3-Afternoon – Le goûter
You can have a small snack between 4 p.m. and 4.30 p.m. That is the time when the children come home from school who have already eaten in the school canteen. Coffee, cocoa, milk or juice are drunk with chocolate croissants, cakes or biscuits.
4-Dinner – Le dîner ou le souper
The French eat very late, around 8 p.m. The family likes to sit down or sit together with friends a little longer. Like lunch, le dîner consists of three courses or more. However, the individual dishes are easier to digest. Soup is only available for dinner.
5-Celebrations and Holidays – Les fêtes
On public holidays and family celebrations, the French often sit together for hours at main meals, with five, seven or even more courses. In between there is always a little break for lunch and there is a lot of conversation.
6-Picnic – Pique-nique
The French like to picnic a lot. Especially when the weather is nice, the whole family drives into the countryside or to one of the numerous specially designed picnic areas in the country. In addition to crockery and cutlery, a tablecloth as well as cheese, wine, water and corresponding dishes are always included. It is “dined” long and extensively.

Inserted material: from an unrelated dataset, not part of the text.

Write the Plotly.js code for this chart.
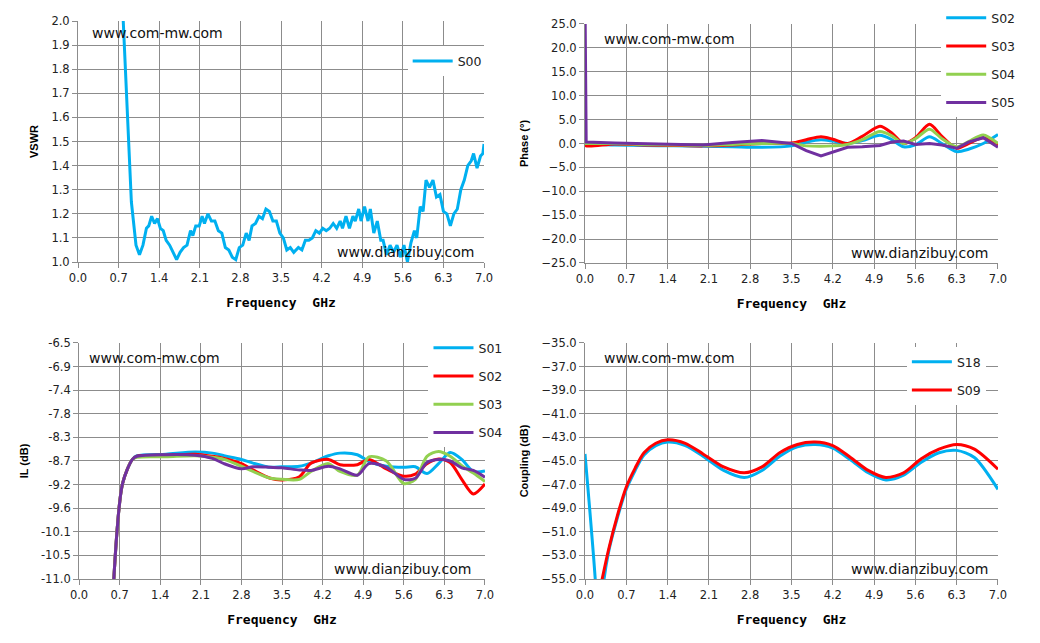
<!DOCTYPE html>
<html>
<head>
<meta charset="utf-8">
<script src="https://cdn.plot.ly/plotly-3.0.1.min.js"></script>
<style>body{margin:0;background:#fff}#chart{width:1040px;height:643px}</style>
</head>
<body>
<div id="chart"></div>
<script>
// VSWR (top left)
const vsFreq = [0.78,0.85,0.92,1.0,1.06,1.12,1.18,1.22,1.27,1.32,1.37,1.42,1.47,1.52,1.58,1.64,1.70,1.76,1.82,1.88,1.94,1.98,2.03,2.09,2.14,2.18,2.24,2.30,2.36,2.42,2.48,2.54,2.60,2.66,2.72,2.78,2.84,2.90,2.95,3.0,3.06,3.12,3.18,3.24,3.30,3.36,3.42,3.48,3.54,3.60,3.66,3.72,3.80,3.86,3.92,3.98,4.04,4.10,4.16,4.22,4.28,4.34,4.40,4.46,4.52,4.56,4.62,4.68,4.74,4.78,4.84,4.88,4.94,5.0,5.04,5.10,5.16,5.22,5.26,5.32,5.38,5.44,5.50,5.56,5.62,5.68,5.74,5.80,5.84,5.90,5.95,6.0,6.06,6.12,6.18,6.24,6.30,6.36,6.42,6.48,6.54,6.60,6.66,6.72,6.78,6.82,6.88,6.94,6.98,7.0];
const vsS00 = [2.0,1.6,1.25,1.07,1.03,1.07,1.14,1.15,1.19,1.16,1.18,1.14,1.13,1.09,1.07,1.04,1.01,1.04,1.06,1.07,1.13,1.11,1.15,1.15,1.19,1.16,1.20,1.17,1.17,1.13,1.12,1.06,1.05,1.02,1.01,1.06,1.07,1.12,1.09,1.15,1.16,1.19,1.18,1.22,1.21,1.17,1.17,1.12,1.10,1.05,1.06,1.04,1.06,1.05,1.09,1.09,1.10,1.13,1.12,1.14,1.13,1.14,1.16,1.14,1.17,1.14,1.19,1.14,1.19,1.17,1.22,1.17,1.23,1.17,1.22,1.12,1.17,1.09,1.09,1.03,1.07,1.04,1.07,1.02,1.07,1.00,1.08,1.13,1.10,1.23,1.21,1.34,1.31,1.34,1.27,1.28,1.21,1.20,1.15,1.20,1.22,1.30,1.34,1.40,1.42,1.45,1.39,1.44,1.45,1.49];

// Phase (top right)
const phFreq = [0,0.02,0.5,1,1.5,2,2.5,3,3.5,3.75,4,4.2,4.45,4.7,5,5.2,5.4,5.6,5.84,6.05,6.3,6.5,6.75,7.0];
const phS02 = [-0.3,-0.2,-0.3,-0.4,-0.5,-0.6,-0.7,-0.8,-0.5,0.3,0.8,0.5,0,0.6,1.7,0.8,-0.7,-0.3,1.4,0,-1.7,-1.2,0,1.9];
const phS03 = [0,-0.5,-0.1,-0.3,-0.4,-0.5,-0.3,0,0.1,0.8,1.4,0.9,0,1.5,3.6,2.2,0,1.2,4.0,1.5,-1.0,0,1.2,-0.3];
const phS04 = [0,0,0,-0.2,-0.3,-0.4,-0.2,0,0,-0.5,-0.6,-0.5,-0.2,0.8,2.5,1.6,0,1.0,3.0,1.0,-0.7,0.4,1.8,0];
const phS05 = [30,0.3,0.1,0,-0.2,-0.3,0.2,0.6,0,-1.5,-2.6,-1.8,-0.8,-0.7,-0.4,0.3,0.5,-0.2,0,-0.3,-1.0,0.3,1.2,-0.8];

// Insertion loss (bottom left)
const ilFreq = [0.6,0.75,0.92,1.0,1.5,2.0,2.3,2.5,2.8,3.0,3.3,3.5,3.8,4.0,4.3,4.5,4.8,5.0,5.3,5.6,5.8,6.0,6.2,6.4,6.6,6.8,7.0];
const ilS01 = [-11,-9.18,-8.72,-8.65,-8.62,-8.58,-8.6,-8.65,-8.72,-8.79,-8.87,-8.86,-8.85,-8.79,-8.65,-8.6,-8.63,-8.76,-8.85,-8.87,-8.86,-8.99,-8.8,-8.59,-8.72,-8.95,-8.94];
const ilS02 = [-11,-9.18,-8.72,-8.66,-8.64,-8.62,-8.66,-8.7,-8.8,-8.92,-9.08,-9.11,-9.05,-8.79,-8.72,-8.82,-8.82,-8.72,-8.9,-9.04,-9.0,-8.8,-8.71,-8.78,-9.1,-9.38,-9.19];
const ilS03 = [-11,-9.18,-8.72,-8.68,-8.67,-8.65,-8.68,-8.72,-8.85,-8.95,-9.08,-9.1,-9.1,-8.95,-8.8,-8.95,-9.02,-8.67,-8.75,-9.18,-9.1,-8.66,-8.57,-8.66,-8.84,-8.98,-9.14];
const ilS04 = [-11,-9.18,-8.72,-8.66,-8.63,-8.64,-8.7,-8.8,-8.9,-8.86,-8.87,-8.88,-8.92,-8.93,-8.85,-8.9,-9.02,-8.8,-8.87,-9.1,-9.08,-8.78,-8.72,-8.75,-8.88,-8.93,-9.06];
const ilTicks = [-6.5,-6.95,-7.4,-7.85,-8.3,-8.75,-9.2,-9.65,-10.1,-10.55,-11.0];
const ilTickText = ['-6.5','-6.9','-7.4','-7.8','-8.3','-8.7','-9.2','-9.6','-10.1','-10.5','-11.0'];

// Coupling (bottom right)
const cpFreqS18 = [0,0.18,0.24,0.3,0.4,0.55,0.7,0.85,1.0,1.2,1.4,1.7,2.0,2.35,2.7,3.0,3.3,3.6,3.9,4.2,4.5,4.8,5.1,5.4,5.7,6.0,6.3,6.6,7.0];
const cpS18 = [-44.4,-55.5,-62,-56,-52.7,-49.8,-47.4,-45.8,-44.5,-43.7,-43.4,-43.7,-44.6,-45.8,-46.4,-45.8,-44.6,-43.8,-43.6,-43.9,-44.9,-46.0,-46.6,-46.2,-45.1,-44.3,-44.1,-44.7,-47.4];
const cpFreqS09 = [0.27,0.4,0.55,0.7,0.85,1.0,1.2,1.4,1.7,2.0,2.35,2.7,3.0,3.3,3.6,3.9,4.2,4.5,4.8,5.1,5.4,5.7,6.0,6.3,6.6,7.0];
const cpS09 = [-55.5,-52.5,-49.6,-47.2,-45.6,-44.3,-43.5,-43.2,-43.5,-44.4,-45.5,-46.0,-45.5,-44.3,-43.6,-43.4,-43.7,-44.7,-45.8,-46.4,-46.0,-44.8,-44.0,-43.6,-44.0,-45.7];

const freqTicks = [0,0.7,1.4,2.1,2.8,3.5,4.2,4.9,5.6,6.3,7.0];

const CYAN = '#00b0f0', RED = '#ff0000', GREEN = '#92d050', PURPLE = '#7030a0';
const tickFont = { family: 'DejaVu Sans, Verdana, sans-serif', size: 11.5, color: '#222' };
const titleFont = { family: 'Liberation Sans, Arial, sans-serif', size: 11, color: '#000', weight: 'bold' };
const freqTitleFont = { family: 'DejaVu Sans Mono, monospace', size: 13, color: '#000', weight: 'bold' };

function line(x, y, name, color, xa, ya, legend, shape) {
  return { x, y, name, type: 'scatter', mode: 'lines', xaxis: xa, yaxis: ya, legend,
    legendgroup: name + legend, line: { color, width: 3, shape: shape || 'spline', smoothing: 0.8 } };
}

const traces = [
  line(vsFreq, vsS00, 'S00', CYAN, 'x', 'y', 'legend', 'linear'),
  line(phFreq, phS02, 'S02', CYAN, 'x2', 'y2', 'legend2'),
  line(phFreq, phS03, 'S03', RED, 'x2', 'y2', 'legend2'),
  line(phFreq, phS04, 'S04', GREEN, 'x2', 'y2', 'legend2'),
  line(phFreq, phS05, 'S05', PURPLE, 'x2', 'y2', 'legend2', 'linear'),
  line(ilFreq, ilS01, 'S01', CYAN, 'x3', 'y3', 'legend3'),
  line(ilFreq, ilS02, 'S02', RED, 'x3', 'y3', 'legend3'),
  line(ilFreq, ilS03, 'S03', GREEN, 'x3', 'y3', 'legend3'),
  line(ilFreq, ilS04, 'S04', PURPLE, 'x3', 'y3', 'legend3'),
  line(cpFreqS18, cpS18, 'S18', CYAN, 'x4', 'y4', 'legend4'),
  line(cpFreqS09, cpS09, 'S09', RED, 'x4', 'y4', 'legend4')
];

function xAxis(domain, anchor) {
  return { domain, anchor, range: [0, 7], tickvals: freqTicks, ticktext: freqTicks.map(v => v.toFixed(1)),
    showgrid: true, gridcolor: '#8c8c8c', gridwidth: 1, showline: true, linecolor: '#8c8c8c',
    ticks: 'outside', ticklen: 5, tickcolor: '#8c8c8c', tickfont: tickFont, zeroline: false,
    title: { text: 'Frequency  GHz', font: freqTitleFont, standoff: 14 } };
}
function yAxis(domain, anchor, range, dtick, title) {
  return { domain, anchor, range, dtick, tick0: range[0], tickformat: '.1f',
    showgrid: true, gridcolor: '#8c8c8c', gridwidth: 1, showline: true, linecolor: '#8c8c8c',
    ticks: 'outside', ticklen: 5, tickcolor: '#8c8c8c', tickfont: tickFont, zeroline: false,
    title: { text: title, font: titleFont, standoff: 10 } };
}

const legendBase = { bgcolor: '#fff', borderwidth: 0, font: { family: 'DejaVu Sans, Verdana, sans-serif', size: 12.5, color: '#222' },
  xanchor: 'left', yanchor: 'top', tracegroupgap: 9, itemwidth: 40 };

function mark(xref, yref, x, y, text, xanchor, yanchor) {
  return { xref: xref + ' domain', yref: yref + ' domain', x, y, text, showarrow: false, xanchor, yanchor,
    font: { family: 'DejaVu Sans, Verdana, sans-serif', size: 14, color: '#111' } };
}

const ilAxis = yAxis([0.0995, 0.4666], 'x3', [-11, -6.5], 0.45, 'IL (dB)');
ilAxis.tickvals = ilTicks; ilAxis.ticktext = ilTickText;

const layout = {
  width: 1040, height: 643, margin: { l: 0, r: 0, t: 0, b: 0 },
  paper_bgcolor: '#fff', plot_bgcolor: '#fff', showlegend: true,
  xaxis: xAxis([0.075, 0.4654], 'y'),
  yaxis: yAxis([0.5925, 0.9673], 'x', [1, 2], 0.1, 'VSWR'),
  xaxis2: xAxis([0.5625, 0.9596], 'y2'),
  yaxis2: yAxis([0.591, 0.9627], 'x2', [-25, 25], 5, 'Phase (°)'),
  xaxis3: xAxis([0.076, 0.4663], 'y3'),
  yaxis3: ilAxis,
  xaxis4: xAxis([0.5625, 0.9596], 'y4'),
  yaxis4: yAxis([0.0995, 0.4666], 'x4', [-55, -35], 2, 'Coupling (dB)'),
  legend: Object.assign({}, legendBase, { x: 0.392, y: 0.928 }),
  legend2: Object.assign({}, legendBase, { x: 0.905, y: 0.995 }),
  legend3: Object.assign({}, legendBase, { x: 0.412, y: 0.482 }),
  legend4: Object.assign({}, legendBase, { x: 0.872, y: 0.46 }),
  annotations: [
    mark('x', 'y', 0.03, 0.99, 'www.com-mw.com', 'left', 'top'),
    mark('x', 'y', 0.98, 0.0, 'www.dianzibuy.com', 'right', 'bottom'),
    mark('x2', 'y2', 0.04, 0.98, 'www.com-mw.com', 'left', 'top'),
    mark('x2', 'y2', 0.98, 0.0, 'www.dianzibuy.com', 'right', 'bottom'),
    mark('x3', 'y3', 0.02, 0.98, 'www.com-mw.com', 'left', 'top'),
    mark('x3', 'y3', 0.97, 0.0, 'www.dianzibuy.com', 'right', 'bottom'),
    mark('x4', 'y4', 0.04, 0.98, 'www.com-mw.com', 'left', 'top'),
    mark('x4', 'y4', 0.98, 0.0, 'www.dianzibuy.com', 'right', 'bottom')
  ]
};

Plotly.newPlot('chart', traces, layout, { displayModeBar: false, staticPlot: true });
</script>
</body>
</html>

7-A specialty – L’apéritif
In Austria, we don’t know L’apéritif. Literally translated it means “starter”. However, it is more of a small snack. At this “meal” you meet – whether planned or unplanned – with neighbors, friends, or acquaintances in the evening before dinner and have an aperitif in alcoholic form, champagne, wine, and/or other alcoholic beverages. In addition, small items such as olives, nuts, small tomatoes, saucisson – air-dried sausages – or canapés are served. You chat a lot and for a long time so that there is often a smooth transition to dinner.